STATED PROBLEM :: Write out, word for word, every line from the first one through the line that holds "99.0, 98.9]", and nothing else; skip the pictures.

DATASET EXTRACT ::

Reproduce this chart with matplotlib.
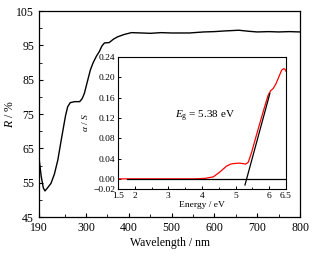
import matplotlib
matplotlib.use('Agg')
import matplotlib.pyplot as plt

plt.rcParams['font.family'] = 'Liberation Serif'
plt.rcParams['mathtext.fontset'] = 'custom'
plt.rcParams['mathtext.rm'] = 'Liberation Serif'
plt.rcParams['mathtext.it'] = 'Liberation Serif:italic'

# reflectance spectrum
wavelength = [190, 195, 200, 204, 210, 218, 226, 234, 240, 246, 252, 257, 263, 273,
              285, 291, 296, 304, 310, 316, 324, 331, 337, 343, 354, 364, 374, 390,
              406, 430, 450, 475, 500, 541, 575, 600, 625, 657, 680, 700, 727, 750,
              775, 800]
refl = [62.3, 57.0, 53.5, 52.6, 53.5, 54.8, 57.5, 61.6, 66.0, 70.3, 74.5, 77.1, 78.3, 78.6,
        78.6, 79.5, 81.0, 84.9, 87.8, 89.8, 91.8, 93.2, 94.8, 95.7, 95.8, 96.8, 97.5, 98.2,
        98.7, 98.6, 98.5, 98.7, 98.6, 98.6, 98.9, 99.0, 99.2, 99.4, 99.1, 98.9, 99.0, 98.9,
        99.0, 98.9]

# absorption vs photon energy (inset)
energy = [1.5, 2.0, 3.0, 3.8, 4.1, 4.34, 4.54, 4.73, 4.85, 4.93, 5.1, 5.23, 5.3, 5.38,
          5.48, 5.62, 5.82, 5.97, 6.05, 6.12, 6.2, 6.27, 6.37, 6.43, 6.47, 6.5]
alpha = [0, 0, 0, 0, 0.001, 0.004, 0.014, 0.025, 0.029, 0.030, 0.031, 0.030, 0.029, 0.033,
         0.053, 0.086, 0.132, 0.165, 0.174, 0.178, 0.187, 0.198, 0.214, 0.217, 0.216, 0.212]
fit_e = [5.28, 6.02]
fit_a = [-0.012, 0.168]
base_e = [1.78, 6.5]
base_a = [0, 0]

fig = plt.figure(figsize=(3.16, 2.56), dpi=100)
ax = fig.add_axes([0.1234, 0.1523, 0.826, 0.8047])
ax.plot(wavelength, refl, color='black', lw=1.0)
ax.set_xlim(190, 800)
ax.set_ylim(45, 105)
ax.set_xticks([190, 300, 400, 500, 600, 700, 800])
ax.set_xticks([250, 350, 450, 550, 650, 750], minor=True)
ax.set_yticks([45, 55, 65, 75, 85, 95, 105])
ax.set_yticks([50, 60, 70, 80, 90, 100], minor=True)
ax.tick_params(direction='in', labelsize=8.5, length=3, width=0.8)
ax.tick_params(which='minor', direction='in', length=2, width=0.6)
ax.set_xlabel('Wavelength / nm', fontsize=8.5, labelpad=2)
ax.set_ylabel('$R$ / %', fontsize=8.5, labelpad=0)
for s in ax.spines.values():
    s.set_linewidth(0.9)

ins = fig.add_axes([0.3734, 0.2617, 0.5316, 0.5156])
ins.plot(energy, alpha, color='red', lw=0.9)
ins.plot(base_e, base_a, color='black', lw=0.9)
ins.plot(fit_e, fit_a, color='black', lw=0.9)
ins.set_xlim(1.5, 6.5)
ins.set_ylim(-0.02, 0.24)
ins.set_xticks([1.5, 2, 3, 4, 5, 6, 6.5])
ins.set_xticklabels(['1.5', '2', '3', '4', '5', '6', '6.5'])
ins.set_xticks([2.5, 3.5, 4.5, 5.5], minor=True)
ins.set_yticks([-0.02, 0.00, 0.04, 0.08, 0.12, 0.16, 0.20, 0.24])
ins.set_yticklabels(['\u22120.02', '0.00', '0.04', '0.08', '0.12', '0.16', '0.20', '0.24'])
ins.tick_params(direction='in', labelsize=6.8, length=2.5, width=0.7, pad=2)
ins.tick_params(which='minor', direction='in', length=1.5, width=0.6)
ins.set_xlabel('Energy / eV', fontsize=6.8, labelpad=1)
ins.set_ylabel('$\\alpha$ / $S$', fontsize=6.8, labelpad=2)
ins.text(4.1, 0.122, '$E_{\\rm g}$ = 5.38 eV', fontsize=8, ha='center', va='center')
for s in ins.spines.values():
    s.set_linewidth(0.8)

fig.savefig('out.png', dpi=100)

ANSWER TO THE PROBLEM ::
Reproduce this chart with matplotlib.
import matplotlib
matplotlib.use('Agg')
import matplotlib.pyplot as plt

plt.rcParams['font.family'] = 'Liberation Serif'
plt.rcParams['mathtext.fontset'] = 'custom'
plt.rcParams['mathtext.rm'] = 'Liberation Serif'
plt.rcParams['mathtext.it'] = 'Liberation Serif:italic'

# reflectance spectrum
wavelength = [190, 195, 200, 204, 210, 218, 226, 234, 240, 246, 252, 257, 263, 273,
              285, 291, 296, 304, 310, 316, 324, 331, 337, 343, 354, 364, 374, 390,
              406, 430, 450, 475, 500, 541, 575, 600, 625, 657, 680, 700, 727, 750,
              775, 800]
refl = [62.3, 57.0, 53.5, 52.6, 53.5, 54.8, 57.5, 61.6, 66.0, 70.3, 74.5, 77.1, 78.3, 78.6,
        78.6, 79.5, 81.0, 84.9, 87.8, 89.8, 91.8, 93.2, 94.8, 95.7, 95.8, 96.8, 97.5, 98.2,
        98.7, 98.6, 98.5, 98.7, 98.6, 98.6, 98.9, 99.0, 99.2, 99.4, 99.1, 98.9, 99.0, 98.9,
        99.0, 98.9]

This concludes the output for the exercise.